Exercise description ->
Begin with the first line and repeat exactly through the line containing "import matplotlib.pyplot as plt"; leave every image out.

Data shown ->
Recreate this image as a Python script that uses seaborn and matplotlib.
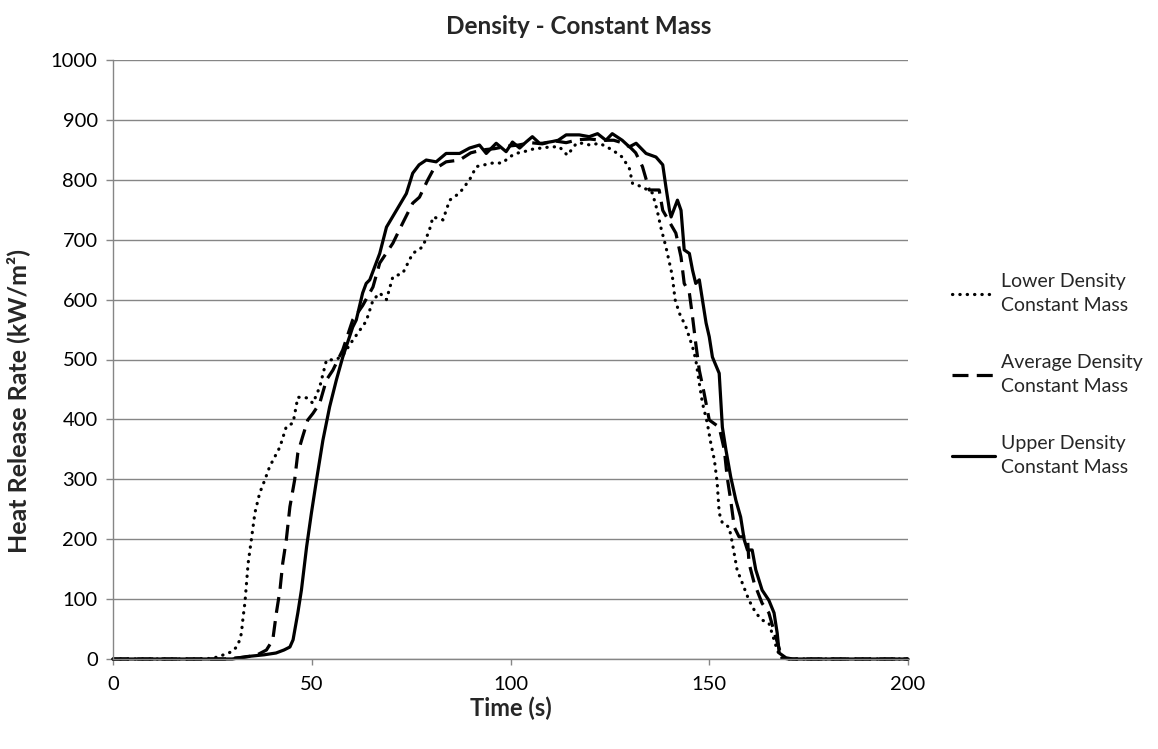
import pandas as pd
import seaborn as sns
import matplotlib.pyplot as plt

# heat release rate curves
lower_t = [0, 20, 25, 27, 29.8, 31.1, 31.9, 32.3, 32.7, 33.2, 34, 34.8, 35.7, 36.9, 38.2, 39.4,
           42, 43.6, 45.3, 46.5, 48.7, 50.3, 52, 53.7, 56.2, 57.8, 60.3, 63.7, 65.4, 67.1, 68.8,
           70.4, 72.9, 75.4, 77.9, 79.6, 80.5, 83, 84.7, 87.2, 89.7, 91.4, 95.5, 98, 99.7, 101.4,
           104, 106, 108, 110, 112.3, 114.3, 116.6, 118.1, 120, 122.4, 125.6, 128.1, 129.9,
           130.7, 133.2, 135.7, 136.9, 137.8, 139.1, 140.7, 141.4, 142.5, 144.1, 145.8, 146.6,
           147.5, 148.3, 149.5, 150.4, 151.3, 152, 152.5, 153.3, 155, 155.8, 157, 158.3, 160,
           161.7, 163.3, 165, 165.8, 167.1, 168, 170, 200]
lower_hrr = [0, 0, 1, 5, 12, 20, 32, 43, 68, 95, 160, 199, 244, 277, 299, 321,
             354, 388, 394, 437, 436, 427, 454, 499, 500, 507, 532, 564, 599, 611, 600,
             638, 644, 677, 688, 716, 738, 733, 766, 778, 800, 822, 828, 828, 838, 844,
             848, 852, 853, 855, 855, 841, 861, 861, 858, 861, 850, 838, 819,
             794, 788, 778, 749, 721, 688, 640, 600, 577, 555, 521, 500,
             460, 427, 394, 360, 332, 294, 244, 227, 220, 194, 149, 127, 98,
             77, 65, 60, 43, 15, 2, 0, 0]

avg_t = [0, 28, 33, 36, 38.6, 40.2, 41.1, 42, 42.7, 43.6, 44.5, 45.7, 46.5, 47.7, 49, 50.3,
         52, 53.7, 55.3, 57.8, 60.3, 62.8, 65.4, 67.1, 70.4, 72.9, 75.4, 77.1, 79.2, 80.5,
         83.8, 87.2, 90, 93, 96, 99, 102, 105, 108, 111, 114, 117, 120, 123, 126, 128, 130,
         131.5, 133.2, 134.9, 137.4, 138.3, 141.6, 142.9, 143.7, 145, 145.8, 146.6, 147.5,
         148.7, 150, 152.5, 153.8, 154.5, 155.4, 156.3, 157.5, 159.6, 160, 161.3, 163.3, 165,
         166.7, 168.3, 170, 200]
avg_hrr = [0, 0, 3, 6, 15, 32, 77, 115, 160, 199, 254, 299, 344, 371, 399, 410,
           427, 466, 482, 516, 566, 590, 621, 661, 694, 728, 761, 771, 800, 816,
           830, 833, 845, 850, 852, 856, 858, 862, 860, 865, 862, 867, 868, 866, 866, 862, 855,
           845, 822, 783, 783, 749, 711, 671, 627, 611, 571, 527, 482,
           444, 399, 387, 349, 304, 265, 220, 204, 204, 160, 127, 93, 77,
           37, 2, 0, 0]

upper_t = [0, 30, 33.6, 38, 41, 43, 44.5, 45.3, 46.5, 47.4, 48.7, 49.9, 51.2, 52.8, 54.5,
           56.2, 57.8, 60.3, 61.2, 62.8, 63.7, 64.6, 67.1, 68.8, 71.3, 73.8, 75.4, 77, 78.8,
           81.3, 83.8, 87.2, 89.7, 92.2, 93.9, 96.4, 98.9, 100.5, 102.3, 103.9, 105.5, 107.3,
           108, 110.6, 112, 114, 115.6, 117.3, 119.8, 121.9, 124, 125.6, 128.1, 129.9, 131.6,
           134.1, 136.6, 138.3, 139.1, 140, 140.4, 142, 142.9, 143.7, 145, 145.8, 146.6, 147.5,
           148.3, 149.2, 150, 150.8, 152.5, 152.9, 153.3, 154.2, 155.4, 156.7, 157.9, 158.8,
           159.6, 160.8, 161.7, 163.3, 165, 166.3, 167.1, 167.6, 169.3, 171, 200]
upper_hrr = [0, 0, 4, 7, 10, 15, 20, 32, 77, 115, 187, 243, 299, 365, 421,
             466, 504, 554, 566, 611, 627, 633, 677, 721, 749, 777, 811, 825, 833,
             830, 844, 844, 853, 858, 844, 861, 847, 863, 853, 863, 872, 861,
             861, 864, 866, 875, 875, 875, 872, 877, 866, 877, 866, 855, 861,
             844, 838, 825, 788, 749, 738, 766, 749, 683, 677, 649, 627, 633,
             599, 561, 538, 504, 477, 432, 387, 349, 304, 265, 237, 199,
             182, 182, 149, 115, 98, 77, 43, 10, 2, 0, 0]

labels = ['Lower Density\nConstant Mass', 'Average Density\nConstant Mass',
          'Upper Density\nConstant Mass']

sns.set_style("white")
plt.rcParams['font.family'] = ['Lato', 'DejaVu Sans']

grey = '#868686'

def main():
    fig = plt.figure(figsize=(11.58, 7.49), dpi=100)
    ax = fig.add_axes([113 / 1158, 1 - 659 / 749, 795 / 1158, 599 / 749])

    series = [(lower_t, lower_hrr, (0, (0.1, 2.2))),
              (avg_t, avg_hrr, (0, (5, 2.6))),
              (upper_t, upper_hrr, '-')]
    for (t, hrr, ls), lab in zip(series, labels):
        df = pd.DataFrame({'t': t, 'hrr': hrr})
        sns.lineplot(data=df, x='t', y='hrr', ax=ax, color='black',
                     linewidth=2.3, label=lab)
        ln = ax.get_lines()[-1]
        ln.set_linestyle(ls)
        ln.set_clip_on(False)
        if ls != '-':
            ln.set_dash_capstyle('round' if ls[1][0] < 1 else 'butt')

    ax.set_xlim(0, 200)
    ax.set_ylim(0, 1000)
    ax.set_xticks(range(0, 201, 50))
    ax.set_yticks(range(0, 1001, 100))
    ax.yaxis.grid(True, color=grey, linewidth=1.0)
    ax.xaxis.grid(False)
    ax.set_axisbelow(True)
    for s in ['top', 'right']:
        ax.spines[s].set_visible(False)
    for s in ['left', 'bottom']:
        ax.spines[s].set_color(grey)
        ax.spines[s].set_linewidth(1.0)
    ax.tick_params(axis='both', which='major', direction='out', color=grey,
                   width=1.0, labelsize=14.5, labelcolor='black')
    ax.tick_params(axis='y', length=5, pad=6, left=True)
    ax.tick_params(axis='x', length=4.5, pad=8, bottom=True)

    ax.set_xlabel('Time (s)', fontsize=17, fontweight='bold', labelpad=2)
    ax.set_ylabel('Heat Release Rate (kW/m²)', fontsize=18, fontweight='bold')
    ax.yaxis.set_label_coords(-0.104, 0.43)
    fig.suptitle('Density - Constant Mass', x=0.5, y=1 - 26 / 749, va='center',
                 fontsize=17.5, fontweight='bold')

    handles, labs = ax.get_legend_handles_labels()
    ax.get_legend().remove()
    leg = fig.legend(handles, labs, loc='center left', bbox_to_anchor=(952 / 1158, 0.5),
                     bbox_transform=fig.transFigure, frameon=False, fontsize=14,
                     handlelength=2.2, handletextpad=0.3, labelspacing=2.1,
                     borderpad=0, borderaxespad=0)
    for txt in leg.get_texts():
        txt.set_linespacing(1.45)

    plt.savefig('out.png', dpi=100)


if __name__ == '__main__':
    main()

Written solution ->
Recreate this image as a Python script that uses seaborn and matplotlib.
import pandas as pd
import seaborn as sns
import matplotlib.pyplot as plt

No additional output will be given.